Site Reliability Engineering Manager
hpe
Job Description
What you’ll do:
- Lead and mentor a team of Site Reliability Engineers, supporting their growth, performance, and well-being.
- Own the reliability strategy for SASE cloud infrastructure systems, including incident management, SLIs/SLOs, and capacity planning.
- Partner with Engineering, Product, and Security teams to design and deliver highly available, scalable, and resilient cloud-native services.
- Guide the team in building automation, improving observability, and improve operational efficiency of our cloud infrastructure.
- Drive adoption of best practices in monitoring, alerting, on-call operations, and runbook development.
- Build and maintain a strong engineering culture based on ownership, collaboration, and continuous learning.
- Define and track key reliability metrics, and report on team performance and system health to leadership.
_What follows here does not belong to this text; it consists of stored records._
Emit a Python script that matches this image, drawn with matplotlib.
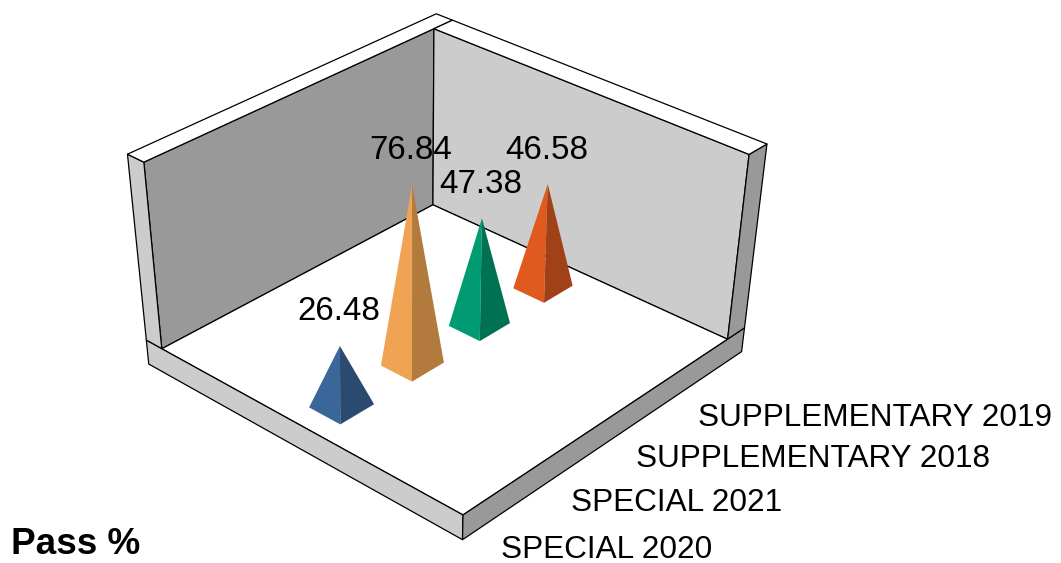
import numpy as np
import matplotlib
matplotlib.use('Agg')
import matplotlib.pyplot as plt
from matplotlib.patches import Polygon

plt.rcParams['font.family'] = ['Liberation Sans', 'DejaVu Sans']

# data
categories = ['SPECIAL 2020', 'SPECIAL 2021', 'SUPPLEMENTARY 2018', 'SUPPLEMENTARY 2019']
pass_pct = [26.48, 76.84, 47.38, 46.58]
colors_light = ['#3b6699', '#f0a353', '#009b72', '#e05a20']
colors_dark = ['#2b4a70', '#b27a3d', '#007254', '#a14117']
value_max = 80.0

# box shape in world units : x across, y along categories, z up
TX, TY, ZS = 0.057, 0.072, 0.138
HALF_X, HALF_Y = 0.052, 0.058
BAR_X = 0.5

# camera fit : world point -> pixel seen in the reference
world = [(0, 0, 0), (1, 0, 0), (1, 1, 0), (0, 1, 0), (0, 0, 1), (0, 1, 1), (1, 1, 1),
         (-TX, 0, 1), (-TX, 0, 0), (-TX, 1 + TY, 1), (0, 1 + TY, 1), (1, 1 + TY, 1),
         (1, 1 + TY, 0), (-TX, 0, -ZS), (1, 0, -ZS), (1, 1 + TY, -ZS)]
pixel = [(163, 348), (463, 514), (726, 339), (433, 205), (145, 163), (433, 30), (748, 155),
         (126, 154), (146, 339), (435, 13), (455, 20), (768, 143),
         (745, 327), (148, 365), (463, 541), (742, 353)]

rows, rhs = [], []
for (X, Y, Z), (u, v) in zip(world, pixel):
    rows.append([X, Y, Z, 1, 0, 0, 0, 0, -u * X, -u * Y, -u * Z])
    rows.append([0, 0, 0, 0, X, Y, Z, 1, -v * X, -v * Y, -v * Z])
    rhs += [u, v]
cam = np.append(np.linalg.lstsq(np.array(rows, float), np.array(rhs, float), rcond=None)[0], 1).reshape(3, 4)


def project(x, y, z):
    p = cam @ np.array([x, y, z, 1.0])
    return p[0] / p[2], p[1] / p[2]


fig = plt.figure(figsize=(10.61, 5.63), dpi=100)
ax = fig.add_axes([0, 0, 1, 1])
ax.set_xlim(0, 1061)
ax.set_ylim(563, 0)
ax.axis('off')


def face(points, color, edge='black'):
    ax.add_patch(Polygon([project(*p) for p in points], closed=True, facecolor=color,
                         edgecolor=edge, linewidth=0.9, joinstyle='round'))


LIGHT, DARK = '#cccccc', '#999999'
ytop = 1 + TY
# walls
face([(0, 0, 0), (0, 1, 0), (0, 1, 1), (0, 0, 1)], DARK)
face([(0, 1, 0), (1, 1, 0), (1, 1, 1), (0, 1, 1)], LIGHT)
face([(-TX, 0, 0), (0, 0, 0), (0, 0, 1), (-TX, 0, 1)], LIGHT)
face([(1, 1, 0), (1, ytop, 0), (1, ytop, 1), (1, 1, 1)], DARK)
face([(-TX, 0, 1), (-TX, ytop, 1), (0, ytop, 1), (0, 1, 1), (0, 0, 1)], 'white')
face([(0, 1, 1), (0, ytop, 1), (1, ytop, 1), (1, 1, 1)], 'white')
# floor slab
face([(0, 0, 0), (1, 0, 0), (1, 1, 0), (0, 1, 0)], 'white')
face([(-TX, 0, -ZS), (1, 0, -ZS), (1, 0, 0), (-TX, 0, 0)], LIGHT)
face([(1, 0, -ZS), (1, ytop, -ZS), (1, ytop, 0), (1, 0, 0)], DARK)

# pyramids, far ones first
ypos = [(i + 0.5) / len(pass_pct) for i in range(len(pass_pct))]
for i in reversed(range(len(pass_pct))):
    y = ypos[i]
    top = (BAR_X, y, pass_pct[i] / value_max)
    left = (BAR_X - HALF_X, y - HALF_Y, 0)
    front = (BAR_X + HALF_X, y - HALF_Y, 0)
    right = (BAR_X + HALF_X, y + HALF_Y, 0)
    face([left, front, top], colors_light[i], edge='none')
    face([front, right, top], colors_dark[i], edge='none')

for i, val in enumerate(pass_pct):
    ax.annotate('%.2f' % val, project(BAR_X, ypos[i], val / value_max), xytext=(-1, 24.5),
                textcoords='offset points', ha='center', va='center', fontsize=23.9)
    ax.annotate(categories[i], project(1, ypos[i], -ZS), xytext=(2, -25),
                textcoords='offset points', ha='left', va='center', fontsize=22.7)

ax.text(11, 545, 'Pass %', fontsize=26.6, fontweight='bold', ha='left', va='center')

fig.savefig('out.png', dpi=100)
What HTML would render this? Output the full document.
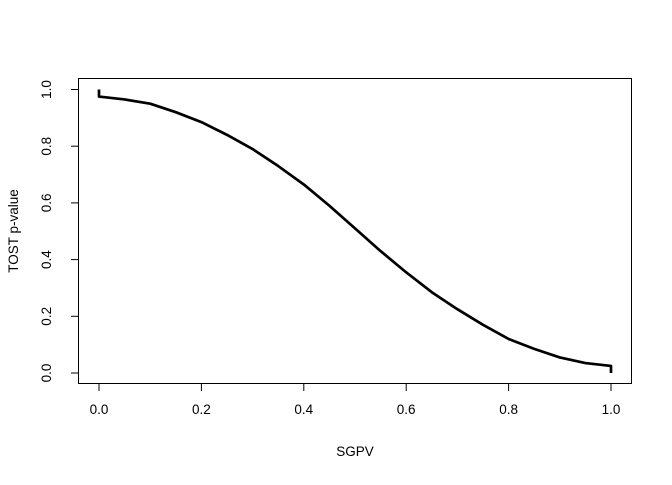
<!DOCTYPE html>
<html><head><meta charset="utf-8"><style>
body{margin:0;background:#fff}
svg text{font-family:"Liberation Sans",Arial,sans-serif;font-size:13.5px;fill:#000}
</style></head><body>
<svg width="672" height="480" viewBox="0 0 672 480">
<rect x="78.5" y="78.5" width="553" height="305" fill="none" stroke="#000"/>
<g id="xaxis"></g>
<g id="yaxis"></g>
<path id="curve" fill="none" stroke="#000" stroke-width="2.7" stroke-linejoin="round"/>
<text x="355" y="456" text-anchor="middle">SGPV</text>
<text transform="translate(18,231) rotate(-90)" text-anchor="middle">TOST p-value</text>
</svg>
<script>
const xTicks=[0,0.2,0.4,0.6,0.8,1.0];
const yTicks=[0,0.2,0.4,0.6,0.8,1.0];
const sgpv=[0,0,0.05,0.1,0.15,0.2,0.25,0.3,0.35,0.4,0.45,0.5,0.55,0.6,0.65,0.7,0.75,0.8,0.85,0.9,0.95,1.0,1.0];
const pval=[1.0,0.975,0.965,0.95,0.92,0.885,0.84,0.79,0.73,0.665,0.59,0.51,0.43,0.355,0.285,0.225,0.17,0.12,0.085,0.055,0.035,0.025,0.0];
const X=v=>99+v*512, Y=v=>373-v*283.5;
const ns="http://www.w3.org/2000/svg";
const xa=document.getElementById('xaxis'), ya=document.getElementById('yaxis');
function mk(t,a,p){const e=document.createElementNS(ns,t);for(const k in a)e.setAttribute(k,a[k]);p.appendChild(e);return e;}
let l=mk('line',{x1:X(0),x2:X(1),y1:383.5,y2:383.5,stroke:'#000'},xa);


xTicks.forEach(v=>{
 const t=mk('line',{x1:X(v),x2:X(v),y1:383.5,y2:391,stroke:'#000'},xa);
 
 
 const s=mk('text',{x:X(v),y:414,'text-anchor':'middle'},xa);s.textContent=v.toFixed(1);
 
 
});
l=mk('line',{x1:78.5,x2:78.5,y1:Y(0),y2:Y(1),stroke:'#000'},ya);


yTicks.forEach(v=>{
 const t=mk('line',{x1:71,x2:78.5,y1:Y(v),y2:Y(v),stroke:'#000'},ya);
 
 
 const s=mk('text',{transform:`translate(51,${Y(v)}) rotate(-90)`,'text-anchor':'middle'},ya);s.textContent=v.toFixed(1);
 
 
});
document.getElementById('curve').setAttribute('d',sgpv.map((v,i)=>(i?'L':'M')+X(v)+' '+Y(pval[i])).join(' '));
</script>
</body></html>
- Contribute to hiring, onboarding, and career development for SREs.
What you need to bring:
- 7–10 years of experience in Site Reliability Engineering, DevOps, or Cloud Infrastructure roles.
- Minimum 2 years of experience managing or leading cloud operations teams.
- Deep understanding of cloud platforms (AWS, GCP, or Azure) and cloud-native architectures.
- Hands-on experience with Kubernetes, containers, infrastructure as code (e.g., Terraform), and configuration management tools.
- Strong foundation in observability (monitoring, logging, tracing), automation using Python, and incident response.
- Familiarity with modern CI/CD automation and tools.
- Excellent communication, stakeholder management, and team-building skills.
- Experience scaling SRE practices in high-growth or large-scale environments.
- Ability to balance long-term reliability initiatives with short-term delivery needs.